SET EXERCISE:
Scan the listing that follows and report how many lines contain "with". Write the number alone.

PROVIDED DATA:
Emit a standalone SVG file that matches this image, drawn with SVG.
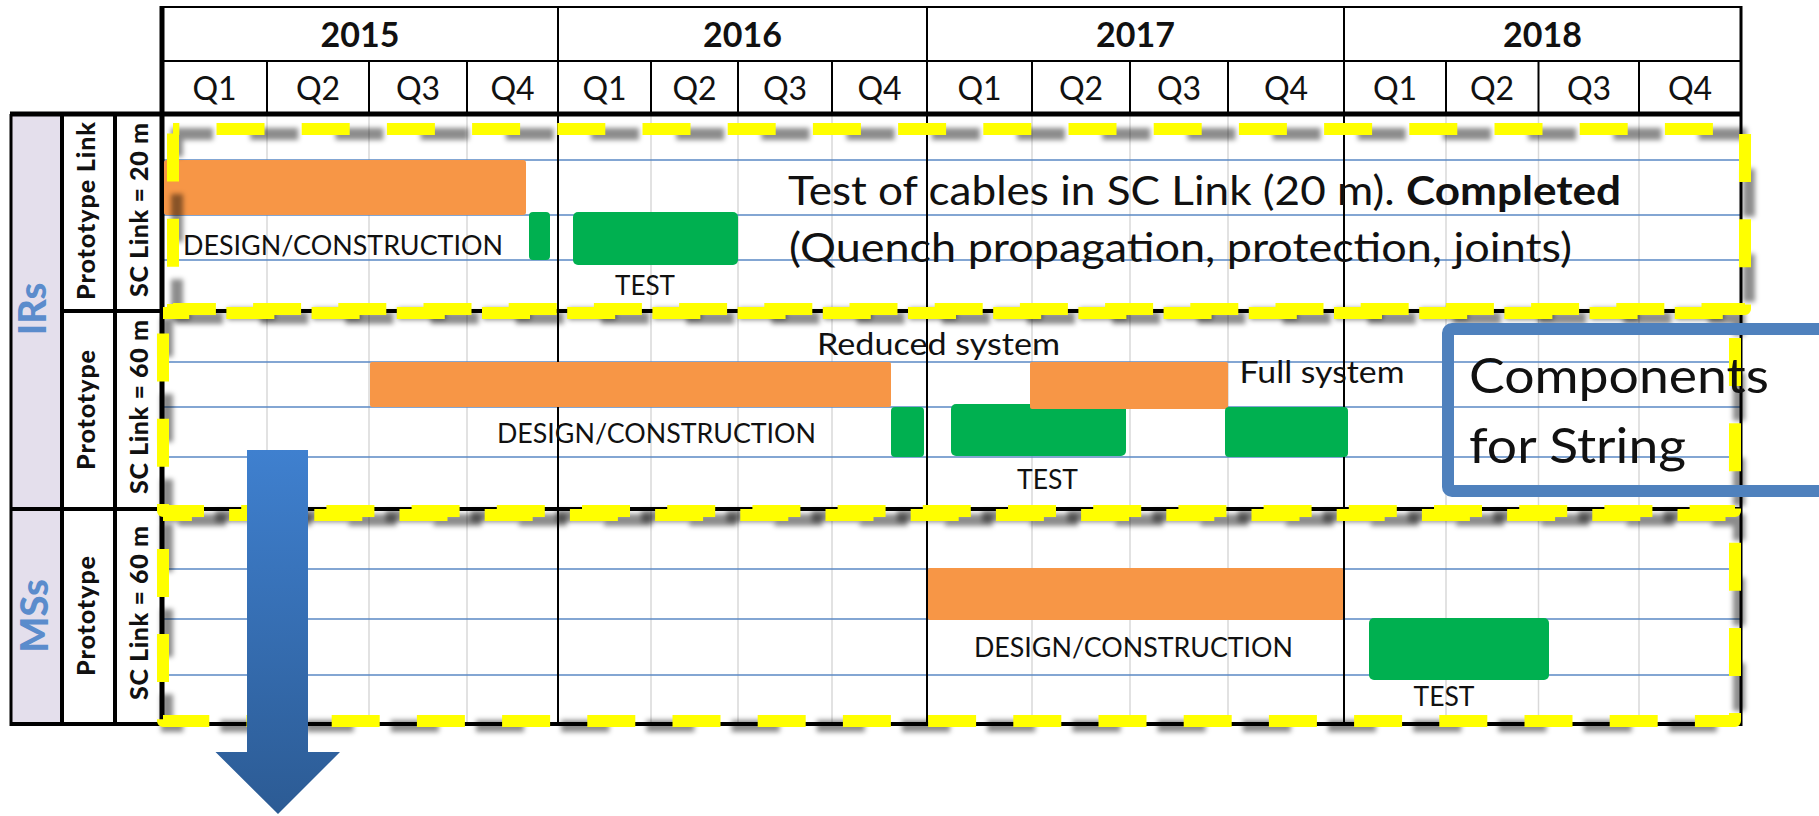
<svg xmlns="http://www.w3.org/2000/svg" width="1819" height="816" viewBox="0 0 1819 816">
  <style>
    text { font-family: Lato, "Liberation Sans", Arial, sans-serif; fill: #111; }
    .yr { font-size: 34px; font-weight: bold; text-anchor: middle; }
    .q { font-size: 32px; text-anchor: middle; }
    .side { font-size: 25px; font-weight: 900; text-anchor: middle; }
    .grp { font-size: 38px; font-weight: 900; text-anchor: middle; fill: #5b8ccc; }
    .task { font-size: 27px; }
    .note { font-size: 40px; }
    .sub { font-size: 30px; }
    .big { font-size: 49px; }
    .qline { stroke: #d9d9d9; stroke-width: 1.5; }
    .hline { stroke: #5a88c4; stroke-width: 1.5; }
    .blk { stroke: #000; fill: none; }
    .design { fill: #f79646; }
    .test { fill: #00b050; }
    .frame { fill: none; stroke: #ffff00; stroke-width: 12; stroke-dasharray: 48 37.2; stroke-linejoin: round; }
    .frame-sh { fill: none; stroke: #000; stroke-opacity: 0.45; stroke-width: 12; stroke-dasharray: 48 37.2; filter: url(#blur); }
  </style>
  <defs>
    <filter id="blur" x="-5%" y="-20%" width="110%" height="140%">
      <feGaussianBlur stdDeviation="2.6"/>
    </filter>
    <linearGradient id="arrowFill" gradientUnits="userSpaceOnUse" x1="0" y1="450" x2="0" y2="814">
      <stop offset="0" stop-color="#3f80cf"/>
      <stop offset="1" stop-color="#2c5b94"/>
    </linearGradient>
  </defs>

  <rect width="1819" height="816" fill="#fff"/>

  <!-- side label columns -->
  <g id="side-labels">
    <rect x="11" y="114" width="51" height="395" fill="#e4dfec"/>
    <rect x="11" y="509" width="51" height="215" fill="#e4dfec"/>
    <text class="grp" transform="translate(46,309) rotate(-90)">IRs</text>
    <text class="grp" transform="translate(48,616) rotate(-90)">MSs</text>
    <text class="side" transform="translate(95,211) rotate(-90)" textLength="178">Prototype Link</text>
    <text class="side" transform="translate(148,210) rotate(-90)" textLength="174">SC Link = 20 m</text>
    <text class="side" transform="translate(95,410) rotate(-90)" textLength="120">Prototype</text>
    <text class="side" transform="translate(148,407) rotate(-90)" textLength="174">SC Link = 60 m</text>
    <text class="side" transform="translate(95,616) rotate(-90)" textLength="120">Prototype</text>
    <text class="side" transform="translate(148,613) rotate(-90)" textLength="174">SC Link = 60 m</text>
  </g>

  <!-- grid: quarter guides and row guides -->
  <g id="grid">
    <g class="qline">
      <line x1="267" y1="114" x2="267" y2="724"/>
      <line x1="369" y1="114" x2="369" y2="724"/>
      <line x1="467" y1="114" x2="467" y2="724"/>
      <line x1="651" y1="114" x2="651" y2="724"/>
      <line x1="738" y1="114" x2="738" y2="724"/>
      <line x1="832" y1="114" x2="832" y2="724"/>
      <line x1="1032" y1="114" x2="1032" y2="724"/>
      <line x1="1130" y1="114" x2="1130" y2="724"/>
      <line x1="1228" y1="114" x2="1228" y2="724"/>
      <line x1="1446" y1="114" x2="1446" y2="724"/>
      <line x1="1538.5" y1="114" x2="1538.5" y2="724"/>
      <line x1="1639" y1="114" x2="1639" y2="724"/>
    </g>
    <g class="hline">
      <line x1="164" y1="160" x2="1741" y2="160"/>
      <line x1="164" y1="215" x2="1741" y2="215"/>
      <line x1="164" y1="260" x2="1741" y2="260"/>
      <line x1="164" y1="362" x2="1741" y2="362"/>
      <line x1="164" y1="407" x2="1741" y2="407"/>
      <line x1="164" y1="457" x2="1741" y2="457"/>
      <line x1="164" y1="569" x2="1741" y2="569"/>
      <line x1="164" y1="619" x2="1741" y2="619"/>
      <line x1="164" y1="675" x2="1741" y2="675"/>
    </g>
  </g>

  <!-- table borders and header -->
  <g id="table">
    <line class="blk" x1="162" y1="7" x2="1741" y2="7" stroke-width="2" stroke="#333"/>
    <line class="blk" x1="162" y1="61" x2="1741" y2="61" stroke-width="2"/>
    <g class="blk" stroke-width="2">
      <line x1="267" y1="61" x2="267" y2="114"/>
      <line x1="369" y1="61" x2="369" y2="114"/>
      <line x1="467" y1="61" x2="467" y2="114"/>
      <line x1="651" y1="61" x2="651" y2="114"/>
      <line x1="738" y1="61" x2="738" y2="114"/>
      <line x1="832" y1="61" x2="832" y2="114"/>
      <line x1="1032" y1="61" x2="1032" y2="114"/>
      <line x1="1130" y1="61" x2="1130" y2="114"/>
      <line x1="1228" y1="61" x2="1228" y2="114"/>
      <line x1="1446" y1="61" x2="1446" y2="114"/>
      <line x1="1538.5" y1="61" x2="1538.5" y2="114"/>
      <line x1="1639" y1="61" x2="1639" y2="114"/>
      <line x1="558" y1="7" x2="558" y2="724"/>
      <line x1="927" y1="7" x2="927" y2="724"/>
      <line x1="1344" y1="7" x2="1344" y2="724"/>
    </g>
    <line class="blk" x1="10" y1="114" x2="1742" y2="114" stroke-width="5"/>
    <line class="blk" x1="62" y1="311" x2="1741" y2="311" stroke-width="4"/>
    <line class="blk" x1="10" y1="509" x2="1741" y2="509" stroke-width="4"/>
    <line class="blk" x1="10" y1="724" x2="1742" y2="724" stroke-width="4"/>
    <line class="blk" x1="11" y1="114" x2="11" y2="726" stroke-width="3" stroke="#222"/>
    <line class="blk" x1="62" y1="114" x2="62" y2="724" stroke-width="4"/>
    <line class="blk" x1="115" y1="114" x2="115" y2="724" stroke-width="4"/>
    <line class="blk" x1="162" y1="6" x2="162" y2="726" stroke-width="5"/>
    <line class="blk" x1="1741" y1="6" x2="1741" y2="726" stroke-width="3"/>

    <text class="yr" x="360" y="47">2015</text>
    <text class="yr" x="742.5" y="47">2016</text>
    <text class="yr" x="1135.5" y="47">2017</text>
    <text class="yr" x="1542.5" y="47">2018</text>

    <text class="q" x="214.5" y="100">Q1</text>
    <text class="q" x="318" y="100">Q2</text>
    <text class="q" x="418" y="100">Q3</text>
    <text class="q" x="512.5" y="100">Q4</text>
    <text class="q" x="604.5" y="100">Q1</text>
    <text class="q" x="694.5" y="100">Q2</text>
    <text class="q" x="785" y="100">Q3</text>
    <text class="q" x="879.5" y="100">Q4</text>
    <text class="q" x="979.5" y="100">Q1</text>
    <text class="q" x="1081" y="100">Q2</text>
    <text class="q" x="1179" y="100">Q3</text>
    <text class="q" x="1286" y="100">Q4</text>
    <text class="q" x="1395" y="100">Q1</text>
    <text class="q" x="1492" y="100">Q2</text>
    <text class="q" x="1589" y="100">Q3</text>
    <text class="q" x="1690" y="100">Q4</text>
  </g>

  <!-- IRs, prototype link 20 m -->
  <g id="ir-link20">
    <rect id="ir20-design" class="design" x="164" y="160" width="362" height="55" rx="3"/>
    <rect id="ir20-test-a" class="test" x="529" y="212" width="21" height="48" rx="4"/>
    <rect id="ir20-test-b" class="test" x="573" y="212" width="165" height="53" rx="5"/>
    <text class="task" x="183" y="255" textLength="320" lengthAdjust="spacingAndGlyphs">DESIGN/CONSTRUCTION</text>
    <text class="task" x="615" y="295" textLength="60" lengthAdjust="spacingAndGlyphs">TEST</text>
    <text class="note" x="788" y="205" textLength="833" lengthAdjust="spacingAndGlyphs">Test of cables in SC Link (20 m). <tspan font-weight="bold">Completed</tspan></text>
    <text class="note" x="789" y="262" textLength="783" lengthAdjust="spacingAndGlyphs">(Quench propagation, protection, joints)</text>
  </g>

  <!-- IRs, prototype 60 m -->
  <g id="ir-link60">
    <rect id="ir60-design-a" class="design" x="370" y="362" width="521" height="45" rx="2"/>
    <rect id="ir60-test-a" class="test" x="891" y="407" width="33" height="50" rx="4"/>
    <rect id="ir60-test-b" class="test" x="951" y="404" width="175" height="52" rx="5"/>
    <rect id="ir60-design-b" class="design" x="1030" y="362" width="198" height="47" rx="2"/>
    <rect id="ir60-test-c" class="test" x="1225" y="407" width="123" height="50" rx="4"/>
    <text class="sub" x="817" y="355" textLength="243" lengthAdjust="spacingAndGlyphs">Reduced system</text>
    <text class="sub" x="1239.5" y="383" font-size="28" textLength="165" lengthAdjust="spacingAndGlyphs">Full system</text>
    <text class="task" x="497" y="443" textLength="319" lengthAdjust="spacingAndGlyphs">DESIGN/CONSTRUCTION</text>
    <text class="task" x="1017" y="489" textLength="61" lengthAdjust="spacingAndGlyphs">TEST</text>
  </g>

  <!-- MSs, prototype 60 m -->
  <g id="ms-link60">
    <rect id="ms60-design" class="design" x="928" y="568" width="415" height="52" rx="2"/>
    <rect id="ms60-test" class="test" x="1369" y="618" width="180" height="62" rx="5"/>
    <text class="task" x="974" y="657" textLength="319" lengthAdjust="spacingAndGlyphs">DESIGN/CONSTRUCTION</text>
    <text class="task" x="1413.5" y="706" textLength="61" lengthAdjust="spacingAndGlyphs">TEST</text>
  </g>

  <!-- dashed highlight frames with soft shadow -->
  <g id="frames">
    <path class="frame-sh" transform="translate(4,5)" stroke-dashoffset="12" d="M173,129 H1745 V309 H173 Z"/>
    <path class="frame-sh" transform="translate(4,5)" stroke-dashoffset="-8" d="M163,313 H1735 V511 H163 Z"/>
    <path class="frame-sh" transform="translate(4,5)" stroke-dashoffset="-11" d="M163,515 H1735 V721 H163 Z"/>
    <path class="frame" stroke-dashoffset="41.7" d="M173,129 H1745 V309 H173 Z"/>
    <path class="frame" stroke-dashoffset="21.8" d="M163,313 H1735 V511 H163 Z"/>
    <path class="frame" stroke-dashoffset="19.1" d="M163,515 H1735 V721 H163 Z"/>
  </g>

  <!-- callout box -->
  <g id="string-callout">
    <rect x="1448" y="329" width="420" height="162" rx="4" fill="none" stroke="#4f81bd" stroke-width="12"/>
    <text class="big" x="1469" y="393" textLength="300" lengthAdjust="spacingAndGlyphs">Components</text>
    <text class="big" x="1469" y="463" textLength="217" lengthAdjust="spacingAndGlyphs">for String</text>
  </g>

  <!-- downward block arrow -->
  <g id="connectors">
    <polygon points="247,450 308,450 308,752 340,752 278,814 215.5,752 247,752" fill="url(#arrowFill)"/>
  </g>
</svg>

SOLUTION:
2